フランスは政治・社会両面で大きな変革を迫られている一方、ヨーロッパ全体の方向性も同様に見直しを求められています。しかし金融や軍事偏重のままでは持続的な平和や繁栄を築くことは難しいと、トッド氏は断言するかのようです。現代の私たちが直面する課題をどのように認識し、対応していくか。それこそが、フランスのみならず全ヨーロッパ、さらにはグローバル社会にとっての新たな分岐点になるのかもしれません。

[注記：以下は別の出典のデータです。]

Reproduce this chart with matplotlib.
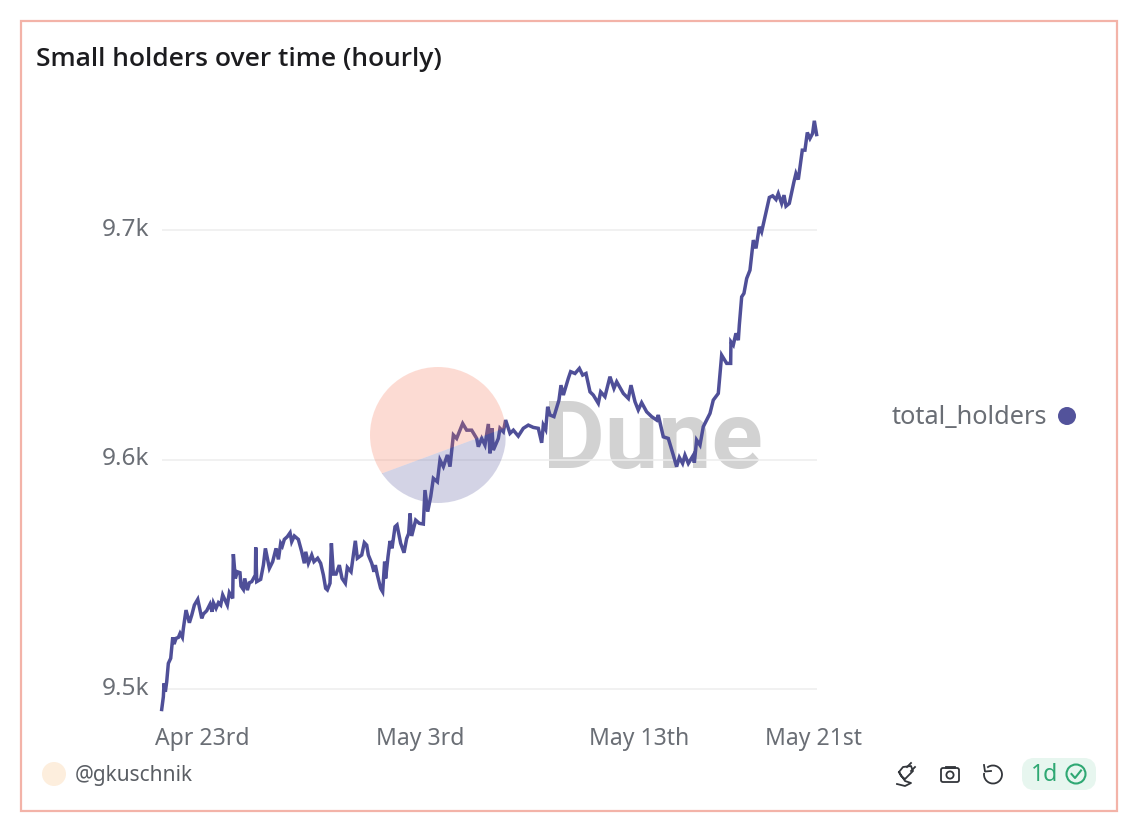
import matplotlib
matplotlib.use('Agg')
import matplotlib.pyplot as plt
from matplotlib.patches import Circle, Polygon, Rectangle, FancyBboxPatch, Arc
from matplotlib.ticker import FuncFormatter
from matplotlib.transforms import ScaledTranslation

# hours since Apr 23rd 00:00
hours = [-44.3, -42.5, -41.7, -40.3, -38.8, -37, -34.4, -32.2, -30.7, -28.5, -26, -24.1, -21.6, -20.5,
         -17.6, -13.9, -11.3, -8.4, -4.7, -0.3, 1.5, 5.1, 8.8, 11, 12.5, 15.4, 18, 20.5, 22.7, 27.8, 30,
         33.7, 34.4, 36.6, 38.8, 41.7, 42.8, 45.4, 46.9, 49.8, 52, 54.6, 58.6, 59, 60.1, 64.4, 67.4, 69.6,
         74, 77.6, 81.3, 83.9, 86.4, 88.2, 90.4, 93.7, 96.7, 98.5, 101.4, 105.8, 109.5, 112.4, 113.9,
         116.8, 120.5, 123, 127, 130.3, 133.3, 135.8, 137.7, 140.6, 142.1, 144.3, 147.2, 150.8, 153.8,
         157.4, 159.6, 163.7, 166.2, 168.4, 170.6, 175.4, 178.3, 180.9, 182.7, 186.4, 188.9, 190.4,
         192.6, 196.2, 198.4, 200.6, 201.7, 204.3, 206.5, 208.7, 212, 214.2, 218.2, 221.9, 224.8, 227,
         228.5, 230.3, 234.7, 238.7, 243.1, 244.9, 247.9, 251.2, 254.1, 258.5, 261.4, 265.1, 269.5,
         272.4, 276.1, 279.7, 286.3, 290.7, 296.2, 301.7, 303.5, 307.2, 310.8, 314.5, 316.3, 318.5, 320,
         325.5, 327.3, 331, 333.5, 338.3, 342, 347.4, 352.9, 358.4, 363.9, 369.4, 373.1, 374.9, 377.5,
         379.7, 382.2, 386.6, 392.1, 394.3, 396.9, 402.4, 404.9, 409.7, 414.5, 418.1, 421.8, 426.2,
         429.8, 435.3, 437.9, 442.6, 448.1, 452.5, 455.5, 462.8, 468.3, 471.2, 475.6, 479.2, 482.9,
         488.4, 493.9, 499.4, 501.2, 506.7, 512.2, 517.7, 521.3, 524.3, 527.9, 530.5, 534.2, 539.7,
         540.8, 543.3, 547, 550.6, 558, 561.6, 567.1, 570.8, 576.3, 580.7, 581, 583.6, 586.5, 589.1,
         590.2, 592.8, 595.3, 598.3, 601.9, 605.6, 608.5, 612.2, 614.7, 623.2, 626.8, 630.5, 633, 636.7,
         639.3, 641.5, 645.1, 650.2, 652.4, 655, 659.4, 662.3, 664.9, 667.8, 670.7, 672.6, 675.1]
holders = [9491.1, 9496.6, 9502.5, 9498.8, 9503.2, 9511.2, 9513.4, 9522.5, 9519.6, 9522.1, 9522.5, 9524.3,
           9522.5, 9526.4, 9534.4, 9528.9, 9532.2, 9536.6, 9539.1, 9530.8, 9532.7, 9534.1, 9537, 9533.7,
           9537.6, 9535.2, 9537.6, 9536.6, 9541, 9536.6, 9542, 9539.5, 9558.8, 9548.2, 9551.1, 9550.7,
           9544.9, 9543.4, 9548.2, 9543.1, 9546.3, 9546.8, 9549.7, 9561.7, 9546.8, 9547.8, 9554, 9561.3,
           9552.6, 9555.5, 9561.3, 9556.5, 9563.5, 9562.3, 9565.2, 9566.4, 9568.1, 9564.2, 9566.7, 9565.2,
           9559.8, 9554.8, 9559.8, 9554.8, 9558.4, 9555.5, 9557, 9554.8, 9549.7, 9543.9, 9543.2, 9546.1,
           9563.5, 9550.1, 9550.1, 9554, 9548.2, 9546.1, 9553, 9551.1, 9558.4, 9564.6, 9557, 9558.4,
           9563.8, 9562.7, 9558.4, 9554.8, 9551.1, 9554, 9549.7, 9543.9, 9542.4, 9555.5, 9548.2, 9557.7,
           9564.5, 9561.3, 9570.7, 9571.5, 9563.5, 9559.4, 9565.6, 9567.8, 9576.5, 9566.7, 9573.6, 9572.2,
           9571.9, 9586.7, 9577.3, 9583.8, 9591.8, 9590.3, 9599.8, 9596.9, 9602, 9596.9, 9610.7, 9609.2,
           9615.7, 9612.8, 9612.8, 9609.2, 9605.6, 9609.2, 9606.3, 9615.5, 9602.7, 9613.6, 9604.1, 9609.2,
           9613.6, 9612.1, 9617.2, 9611.4, 9612.8, 9610.2, 9613.6, 9615, 9614, 9613.6, 9607.3, 9615, 9613.1,
           9623, 9619.4, 9618.7, 9625.9, 9632.4, 9628.1, 9635.4, 9638.3, 9637.5, 9639.7, 9636.8, 9637.5,
           9629.5, 9628.1, 9624.5, 9629.5, 9627.4, 9636.1, 9631, 9633.9, 9628.8, 9626.6, 9632.4, 9625.2,
           9621.6, 9624.8, 9620.8, 9618.7, 9617.2, 9619.4, 9609.9, 9609.2, 9601.9, 9596.9, 9600.9, 9598.3,
           9601.9, 9598.3, 9601.9, 9598.6, 9608.5, 9606.3, 9614.3, 9620.1, 9625.9, 9628.8, 9645.5, 9641.9,
           9641.9, 9651.3, 9649.9, 9655, 9652, 9658.6, 9670.9, 9672.4, 9678.9, 9682.5, 9695.6, 9692, 9701.4,
           9699.2, 9714.2, 9714.9, 9713.3, 9715.9, 9711.6, 9715.2, 9710.4, 9711.6, 9721, 9724.6, 9722,
           9734.8, 9734.8, 9742.5, 9739.9, 9742.1, 9747.6, 9741.6]
x_ticks = [0, 240, 480, 672]
x_labels = ['Apr 23rd', 'May 3rd', 'May 13th', 'May 21st']
y_ticks = [9500, 9600, 9700]

FONT = 'Noto Sans'
LINE = '#4f4f98'
GREY = '#6a6e75'
W, H = 1142, 832

plt.rcParams['font.family'] = FONT
fig = plt.figure(figsize=(W / 100, H / 100), dpi=100, facecolor='white')


def pixel_axes(z):
    a = fig.add_axes([0, 0, 1, 1], zorder=z)
    a.set_xlim(0, W)
    a.set_ylim(H, 0)
    a.axis('off')
    return a


# watermark text sits under the chart, the circle on top of it
back = pixel_axes(0)
back.text(543, 468, 'Dune', fontsize=68.5, fontweight='bold', color='#d2d2d2', va='baseline', ha='left',
          family='Roboto')
back.add_patch(Rectangle((21, 21), 1096, 790, fill=False, ec='#f3b3a8', lw=1.6))

ax = fig.add_axes([161.7 / W, (H - 712) / H, 654.9 / W, 602 / H], zorder=1)
ax.patch.set_alpha(0)
ax.plot(hours, holders, color=LINE, lw=2.5, solid_joinstyle='miter', clip_on=False)
ax.set_xlim(-44.3, 675.1)
ax.set_ylim(9490, 9752.3)
ax.set_xticks(x_ticks)
ax.set_xticklabels(x_labels)
ax.set_yticks(y_ticks)
ax.yaxis.set_major_formatter(FuncFormatter(lambda v, p: f'{v / 1000:.1f}k'))
ax.grid(axis='y', color='#eeeeee', lw=1.1)
ax.set_axisbelow(True)
ax.tick_params(axis='both', length=0, labelsize=16.5, labelcolor=GREY)
ax.tick_params(axis='y', pad=9, labelsize=17.5)
ax.tick_params(axis='x', pad=11)
for s in ax.spines.values():
    s.set_visible(False)
up = ScaledTranslation(0, 2.5 / 72, fig.dpi_scale_trans)
for lab in ax.get_yticklabels():
    lab.set_transform(lab.get_transform() + up)

top = pixel_axes(2)
edge_l, edge_r = (383, 473), (505, 428)
upper = Polygon([edge_l, edge_r, (510, 360), (365, 360), (365, 500)], fc='#f77353', ec='none', alpha=0.25)
lower = Polygon([edge_l, edge_r, (510, 510), (365, 510), (365, 480)], fc='#53539b', ec='none', alpha=0.25)
for part in (upper, lower):
    top.add_patch(part)
    part.set_clip_path(Circle((438, 435), 68, transform=top.transData))

top.text(36, 60, 'Small holders over time (hourly)', fontsize=19, fontweight='semibold',
         color='#1c1c1f', va='center', ha='left', family='Open Sans')
top.text(1047, 417, 'total_holders', fontsize=18.2, color=GREY, va='center', ha='right')
top.add_patch(Circle((1067, 416), 9, fc='#53539b', ec='none'))

# footer
top.add_patch(Circle((54, 774), 12, fc='#fdeedd', ec='none'))
top.text(75, 775, '@gkuschnik', fontsize=15, color='#5a5e64', va='center', ha='left')
top.add_patch(FancyBboxPatch((1028, 764), 62, 20, boxstyle='round,pad=0,rounding_size=6', fc='#e7f6ef', ec='#e7f6ef', lw=12 * 0.72))
top.text(1031, 775, '1d', fontsize=16.5, color='#2fa873', va='center', ha='left')
top.add_patch(Circle((1076, 774), 9.5, fc='none', ec='#2fa873', lw=1.5))
top.plot([1071.5, 1075, 1081], [774, 778, 770.5], color='#2fa873', lw=1.5)

# camera icon
ICON = '#33363b'
top.add_patch(FancyBboxPatch((941, 768), 18, 14, boxstyle='round,pad=0,rounding_size=2', fc='none', ec=ICON, lw=1.3))
top.add_patch(Rectangle((945, 765.5), 10, 2.5, fc=ICON, ec=ICON, lw=0.6))
top.add_patch(Circle((950, 775), 3.6, fc='none', ec=ICON, lw=1.3))

# undo icon
top.add_patch(Arc((993, 774.5), 18, 18, theta1=-130, theta2=190, ec=ICON, lw=1.3))
top.plot([984, 985, 991], [765, 771.5, 771], color=ICON, lw=1.3)

# plug icon
top.plot([899, 903, 911, 913, 905, 901, 899, 905, 911, 905, 897],
         [772, 767, 766, 771, 779, 776, 772, 781, 783, 786, 784], color=ICON, lw=1.3)
top.plot([907, 911], [767, 763], color=ICON, lw=1.3)
top.plot([911, 915], [771, 767], color=ICON, lw=1.3)

fig.savefig('out.png', dpi=100)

以上の内容は、アポリーヌ・ド・マレルブ氏が司会する番組でのエマニュエル・トッド氏の発言にもとづく整理と分析です。トッド氏が指摘するように、フランス政治の停滞や欧米の矛盾を見つめ直すことは、現代社会が抱える問題解決の第一歩になります。彼の示す歴史や人口学、そして各国の宗教的・文化的背景は、国際問題を理解するうえでの格好の視座といえます。